Advantages and Pitfalls
“What’s particularly compelling about these national databases is that they’re designed so that the results can be representative of how the whole United States utilizes and provides ambulatory care,” said Jennifer J. Shin, MD, SM, associate professor of otolaryngology– head and neck surgery at Harvard Medical School in Boston.
The AAO-HNS Reg-ent database continues to grow, with more than 19 million office visits recorded in 2020, up from about 3 million in 2016. In addition, there is a good spread in the age of the patients for which data are collected, Dr. Shin said. “Even in the age groups that are the least populated, there’s still a pretty good amount of patients, and this is really helpful,” she said. “In Reg-ent, the population is nicely filled out. It looks to be a really good resource from that respect.”
David O. Francis, MD, associate professor of surgery at the University of Wisconsin, Madison, cautioned that pitfalls abound when using big data. Hundreds of paper submissions are never even sent out for peer review because of flaws in their technique or because they try to answer a research question that can’t be addressed with the dataset in use.

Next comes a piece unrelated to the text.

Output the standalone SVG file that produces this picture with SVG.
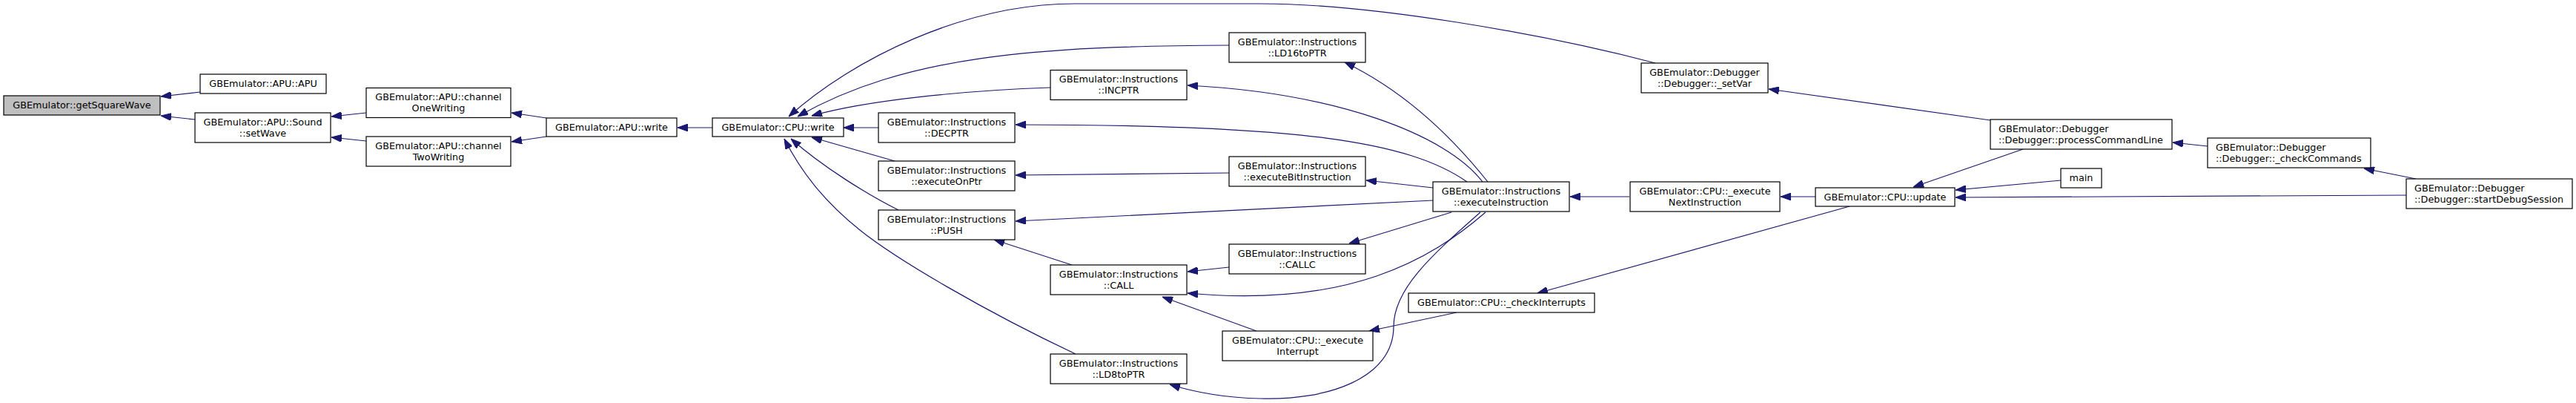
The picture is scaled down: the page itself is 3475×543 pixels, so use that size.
<svg xmlns="http://www.w3.org/2000/svg" width="3475" height="543" viewBox="0 0 3475 543">
<style>
.n rect{fill:#ffffff;stroke:#000000;stroke-width:1.2}
.root rect{fill:#bfbfbf}
.n text{font-family:"DejaVu Sans",sans-serif;font-size:12.8px;fill:#000000;text-anchor:middle}
.n text.l{text-anchor:start}
#edges path{fill:none;stroke:#191970;stroke-width:1.2;marker-end:url(#ah)}
</style>
<defs>
<marker id="ah" markerUnits="userSpaceOnUse" markerWidth="14" markerHeight="10" refX="14" refY="5" orient="auto" viewBox="0 0 14 10">
<path d="M0,0 L14,5 L0,10 z" fill="#191970" stroke="#191970" stroke-width="1"/>
</marker>
</defs>
<rect width="3475" height="543" fill="#ffffff"/>
<g id="edges">
<path d="M270,124 L217,130"/>
<path d="M263,161 L217,156"/>
<path d="M494,152 L447,157"/>
<path d="M494,190 L447,185"/>
<path d="M737,159 L690,152"/>
<path d="M737,184 L690,191"/>
<path d="M961,172 L914,172"/>
<path d="M2233,85 C2080,45 1850,5 1700,5 L1450,5 C1300,5 1150,80 1064,157"/>
<path d="M1658,61 C1400,62 1220,75 1076,157"/>
<path d="M1417,118 C1300,122 1170,135 1095,156"/>
<path d="M1185,172 L1138,172"/>
<path d="M1207,217 L1095,185"/>
<path d="M1212,283 C1170,262 1110,225 1067,187"/>
<path d="M1451,477 C1330,420 1210,350 1160,310 C1110,270 1080,230 1058,187"/>
<path d="M2007,245 C1975,205 1910,130 1814,84"/>
<path d="M2000,245 C1950,180 1800,125 1602,115"/>
<path d="M1979,245 C1900,190 1750,168 1370,168"/>
<path d="M1658,233 L1370,236"/>
<path d="M1933,253 L1843,243"/>
<path d="M1933,270 L1370,298"/>
<path d="M1446,357 L1341,323"/>
<path d="M1658,360 L1602,366"/>
<path d="M2004,286 C1930,350 1820,415 1602,395"/>
<path d="M1695,446 L1568,400"/>
<path d="M1958,286 L1820,328"/>
<path d="M1997,286 C1930,345 1880,390 1880,440 C1880,510 1790,540 1700,537 C1650,536 1610,528 1578,518"/>
<path d="M1965,421 L1847,446"/>
<path d="M2198,265 L2118,265"/>
<path d="M2449,265 L2402,265"/>
<path d="M2495,278 L2074,395"/>
<path d="M2729,201 L2581,252"/>
<path d="M2780,243 L2638,256"/>
<path d="M3246,263 L2638,266"/>
<path d="M2978,197 L2931,192"/>
<path d="M3259,241 L3189,227"/>
<path d="M2685,162 L2386,120"/>
</g>
<g id="getSquareWave" class="n root"><rect x="5" y="129" width="211" height="26"/><text x="110.5" y="146.3">GBEmulator::getSquareWave</text></g>
<g id="apu_ctor" class="n"><rect x="270" y="100" width="170" height="26"/><text x="355" y="117.3">GBEmulator::APU::APU</text></g>
<g id="setWave" class="n"><rect x="263" y="152" width="183" height="40"/><text x="354.5" y="168.5">GBEmulator::APU::Sound</text><text x="354.5" y="183.5">::setWave</text></g>
<g id="channelOneWriting" class="n"><rect x="494" y="118.5" width="195" height="40"/><text x="591.5" y="135">GBEmulator::APU::channel</text><text x="591.5" y="150">OneWriting</text></g>
<g id="channelTwoWriting" class="n"><rect x="494" y="184" width="195" height="40"/><text x="591.5" y="200.5">GBEmulator::APU::channel</text><text x="591.5" y="215.5">TwoWriting</text></g>
<g id="apu_write" class="n"><rect x="737" y="159" width="176" height="25"/><text x="825" y="176">GBEmulator::APU::write</text></g>
<g id="cpu_write" class="n"><rect x="961" y="159" width="177" height="25"/><text x="1049.5" y="176">GBEmulator::CPU::write</text></g>
<g id="DECPTR" class="n"><rect x="1185" y="152" width="184" height="40"/><text x="1277" y="168.5">GBEmulator::Instructions</text><text x="1277" y="183.5">::DECPTR</text></g>
<g id="executeOnPtr" class="n"><rect x="1185" y="217" width="184" height="40"/><text x="1277" y="233.5">GBEmulator::Instructions</text><text x="1277" y="248.5">::executeOnPtr</text></g>
<g id="PUSH" class="n"><rect x="1185" y="283" width="184" height="40"/><text x="1277" y="299.5">GBEmulator::Instructions</text><text x="1277" y="314.5">::PUSH</text></g>
<g id="INCPTR" class="n"><rect x="1417" y="94.5" width="184" height="40"/><text x="1509" y="111">GBEmulator::Instructions</text><text x="1509" y="126">::INCPTR</text></g>
<g id="CALL" class="n"><rect x="1417" y="357" width="184" height="40"/><text x="1509" y="373.5">GBEmulator::Instructions</text><text x="1509" y="388.5">::CALL</text></g>
<g id="LD8toPTR" class="n"><rect x="1417" y="477" width="184" height="40"/><text x="1509" y="493.5">GBEmulator::Instructions</text><text x="1509" y="508.5">::LD8toPTR</text></g>
<g id="LD16toPTR" class="n"><rect x="1658" y="44" width="184" height="40"/><text x="1750" y="60.5">GBEmulator::Instructions</text><text x="1750" y="75.5">::LD16toPTR</text></g>
<g id="executeBitInstruction" class="n"><rect x="1658" y="211" width="184" height="40"/><text x="1750" y="227.5">GBEmulator::Instructions</text><text x="1750" y="242.5">::executeBitInstruction</text></g>
<g id="CALLC" class="n"><rect x="1658" y="329" width="184" height="40"/><text x="1750" y="345.5">GBEmulator::Instructions</text><text x="1750" y="360.5">::CALLC</text></g>
<g id="executeInterrupt" class="n"><rect x="1649" y="446" width="203" height="40"/><text x="1750.5" y="462.5">GBEmulator::CPU::_execute</text><text x="1750.5" y="477.5">Interrupt</text></g>
<g id="executeInstruction" class="n"><rect x="1933" y="245" width="184" height="40"/><text x="2025" y="261.5">GBEmulator::Instructions</text><text x="2025" y="276.5">::executeInstruction</text></g>
<g id="checkInterrupts" class="n"><rect x="1900" y="395" width="251" height="26"/><text x="2025.5" y="412.3">GBEmulator::CPU::_checkInterrupts</text></g>
<g id="setVar" class="n"><rect x="2214" y="85" width="171" height="40"/><text x="2299.5" y="101.5">GBEmulator::Debugger</text><text x="2299.5" y="116.5">::Debugger::_setVar</text></g>
<g id="executeNextInstruction" class="n"><rect x="2199" y="245" width="202" height="40"/><text x="2300" y="261.5">GBEmulator::CPU::_execute</text><text x="2300" y="276.5">NextInstruction</text></g>
<g id="update" class="n"><rect x="2449" y="253" width="188" height="25"/><text x="2543" y="270">GBEmulator::CPU::update</text></g>
<g id="processCommandLine" class="n"><rect x="2685" y="161" width="245" height="40"/><text class="l" x="2696" y="177.5">GBEmulator::Debugger</text><text class="l" x="2696" y="192.5">::Debugger::processCommandLine</text></g>
<g id="main" class="n"><rect x="2780" y="227" width="55" height="26"/><text x="2807.5" y="244.3">main</text></g>
<g id="checkCommands" class="n"><rect x="2978" y="186" width="220" height="40"/><text class="l" x="2989" y="202.5">GBEmulator::Debugger</text><text class="l" x="2989" y="217.5">::Debugger::_checkCommands</text></g>
<g id="startDebugSession" class="n"><rect x="3246" y="241" width="224" height="40"/><text class="l" x="3257" y="257.5">GBEmulator::Debugger</text><text class="l" x="3257" y="272.5">::Debugger::startDebugSession</text></g>
</svg>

What’s particularly compelling about these national databases is that they’re designed so that the results can be representative of how the whole United States utilizes and provides ambulatory care. —Jennifer J. Shin, MD, SM
“Most of us, when we consider these database projects, especially when we read them, just think, ‘Hey these people put a bunch of data into the computer and it spit out facts,’” he said. “But to do it properly is much more complicated because the data are imperfect. All data collected are imperfect. Data are collected for different purposes.” There’s a risk of spreading false information if data use isn’t properly considered.
When setting out on a big data research project, said Dr. Francis, researchers should:
- Make sure their project is hypothesis driven, rather than making use of data mining in search of relationships. With such large amounts of data, statistically significant associations are plentiful, but that doesn’t mean they aren’t spurious or that the associations are relevant.
- Seek institutional review board approval and comply with data use agreements.
- Do the “homework” of understanding the peculiarities of the database and make sure to use appropriate variables and methodologies— administrative data and clinical data are not the same, for instance.
- Clearly define inclusion and exclusion criteria.
- Identify potential confounders and use risk adjustment to minimize bias.
- Account for updates and changes to variables over time.
- Identify and address competing risks.
- Determine how to handle missing data.
- Have a clear take-home message.
“This should all be thought about before you even start the study,” he said. “What are you trying to say, what are you trying to study? As you move on, you need to think about what your message is and how your research advances current knowledge.”
Thomas R. Collins is a freelance medical writer based in Florida.